The District of Columbia Housing Finance Agency (DCHFA) has appointed a new General Counsel, Michael Hentrel. In April, Hentrel’s tenure began at DCHFA where he is the agency’s lead attorney reporting to DCHFA’s Executive Director/CEO Todd A. Lee.
“Michael’s appointment is a key addition to DCHFA’s senior management team. His extensive experience in the housing and finance industries will greatly contribute to DCHFA achieving its goals of providing innovative solutions in affordable housing in the District,” stated Lee.
The General Counsel provides legal advice on operational, programmatic, and transactional actions of the agency through drafting opinions and providing legal interpretation and leading negotiations. Upon joining DCHFA Hentrel stated, “I have spent most of my professional career in the District and I am thrilled to bring my passion for housing to DCHFA and its mission-driven work.”

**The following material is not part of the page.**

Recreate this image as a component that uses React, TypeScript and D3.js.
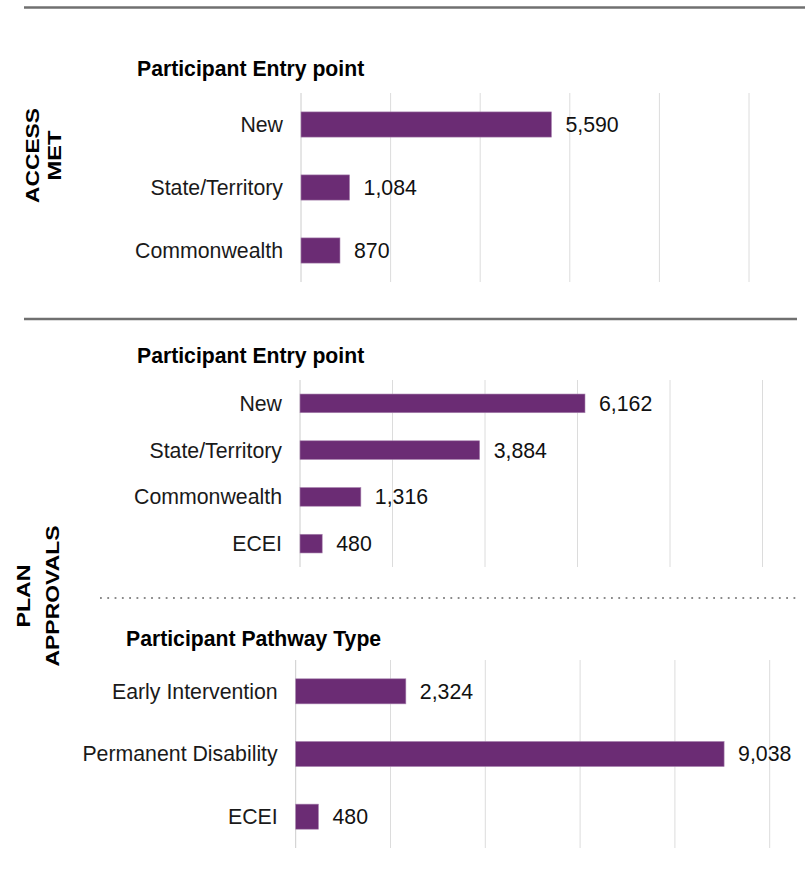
import { format, scaleBand, scaleLinear } from "d3";

const xTicks = [0, 2000, 4000, 6000, 8000, 10000];

const accessCategories = ["New", "State/Territory", "Commonwealth"];
const accessValues = [5590, 1084, 870];

const planEntryCategories = ["New", "State/Territory", "Commonwealth", "ECEI"];
const planEntryValues = [6162, 3884, 1316, 480];

const pathwayCategories = ["Early Intervention", "Permanent Disability", "ECEI"];
const pathwayValues = [2324, 9038, 480];

const sectionTitles = ["Participant Entry point", "Participant Entry point", "Participant Pathway Type"];
const accessLabel = ["ACCESS", "MET"];
const planLabel = ["PLAN", "APPROVALS"];

const width = 812;
const height = 873;
const barColor = "#6b2c74";
const font = "'Liberation Sans', Arial, Helvetica, sans-serif";
const labelSize = 21.3;
const titleSize = 21.2;
const fmt = format(",");

interface PanelProps {
  readonly title: string;
  readonly titleX: number;
  readonly titleY: number;
  readonly categories: readonly string[];
  readonly values: readonly number[];
  readonly left: number;
  readonly right: number;
  readonly top: number;
  readonly bottom: number;
}

function BarPanel({
  title,
  titleX,
  titleY,
  categories,
  values,
  left,
  right,
  top,
  bottom
}: PanelProps): React.JSX.Element {
  const x = scaleLinear().domain([0, 10000]).range([left, right]);
  const y = scaleBand<string>()
    .domain(categories as string[])
    .range([top, bottom])
    .paddingInner(0.6)
    .paddingOuter(0.3);

  return (
    <g>
      <text x={titleX} y={titleY} fontSize={titleSize} fontWeight="bold" fill="#000">
        {title}
      </text>
      {xTicks.map((tick, i) => (
        <line
          key={tick}
          x1={x(tick)}
          x2={x(tick)}
          y1={top}
          y2={bottom}
          stroke={i === 0 ? "#cccccc" : "#dcdcdc"}
          strokeWidth={1}
        />
      ))}
      {categories.map((category, i) => {
        const yPos = y(category) ?? 0;
        const mid = yPos + y.bandwidth() / 2;
        return (
          <g key={category}>
            <rect
              x={x(0)}
              y={yPos}
              width={x(values[i]) - x(0)}
              height={y.bandwidth()}
              fill={barColor}
              stroke="#a984b0"
              strokeWidth={0.6}
            />
            <text
              x={left - 18}
              y={mid}
              dy="0.35em"
              textAnchor="end"
              fontSize={labelSize}
              fill="#1a1a1a"
            >
              {category}
            </text>
            <text x={x(values[i]) + 14} y={mid} dy="0.35em" fontSize={labelSize} fill="#111">
              {fmt(values[i])}
            </text>
          </g>
        );
      })}
    </g>
  );
}

function SideLabel({
  lines,
  xs,
  cy,
  lengths
}: {
  readonly lines: readonly string[];
  readonly xs: readonly number[];
  readonly cy: number;
  readonly lengths: readonly number[];
}): React.JSX.Element {
  return (
    <g>
      {lines.map((line, i) => (
        <text
          key={line}
          transform={`translate(${xs[i]},${cy}) rotate(-90)`}
          textAnchor="middle"
          dy="0.35em"
          fontSize={18.5}
          fontWeight="bold"
          fill="#000"
          textLength={lengths[i]}
          lengthAdjust="spacingAndGlyphs"
        >
          {line}
        </text>
      ))}
    </g>
  );
}

export default function App(): React.JSX.Element {
  return (
    <div>
      <style>{"body{margin:0;}"}</style>
      <svg width={width} height={height} style={{ display: "block", fontFamily: font }}>
        <rect width={width} height={height} fill="#fff" />
        <line x1={24} x2={805} y1={7.5} y2={7.5} stroke="#707070" strokeWidth={2.5} />
        <line x1={24} x2={797} y1={319} y2={319} stroke="#707070" strokeWidth={2.5} />
        <line
          x1={100}
          x2={797}
          y1={598}
          y2={598}
          stroke="#8a8a8a"
          strokeWidth={1.8}
          strokeDasharray="1.8 5.5"
        />

        <SideLabel lines={accessLabel} xs={[32.5, 54.5]} cy={155.5} lengths={[95, 50]} />
        <SideLabel lines={planLabel} xs={[24, 52.5]} cy={596} lengths={[63, 141]} />

        <BarPanel
          title={sectionTitles[0]}
          titleX={137}
          titleY={76}
          categories={accessCategories}
          values={accessValues}
          left={301}
          right={749}
          top={93}
          bottom={282}
        />
        <BarPanel
          title={sectionTitles[1]}
          titleX={137}
          titleY={363}
          categories={planEntryCategories}
          values={planEntryValues}
          left={300}
          right={762.5}
          top={380}
          bottom={567}
        />
        <BarPanel
          title={sectionTitles[2]}
          titleX={126}
          titleY={646}
          categories={pathwayCategories}
          values={pathwayValues}
          left={295.7}
          right={769.7}
          top={660}
          bottom={848}
        />
      </svg>
    </div>
  );
}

Hentrel brings more than 25 years of expertise in the housing and real estate industry to DCHFA. Prior to joining the Agency, Hentrel served as Counsel in the Special Issues Unit at the Federal Deposit Insurance Corporation (FDIC) where he provided advice, counsel, and transactional support regarding the management and disposition of $25 billion in assets jointly owned by the FDIC and private investors. Hentrel’s career trajectory includes four years as an Associate General Counsel at Fannie Mae, Deputy General Counsel of the National Capitol Revitalization Corporation, an Associate at Pillsbury Winthrop Shaw Pittman, and an Attorney with the Federal Reserve Board. He is admitted to practice law in the District of Columbia and the state of Maryland.
Hentrel is a graduate of the University of Michigan with a Bachelor of Arts in History and holds a Juris Doctorate, cum laude, from the Howard University School of Law.
The District of Columbia Housing Finance Agency was established in 1979 to stimulate and expand homeownership and rental housing opportunities in Washington, D.C. We accomplish our mission by offering below market rate mortgage loans to lower the homebuyers’ costs of purchasing homes and by issuing mortgage revenue bonds to lower the developers’ costs of acquiring, constructing, and rehabilitating rental housing.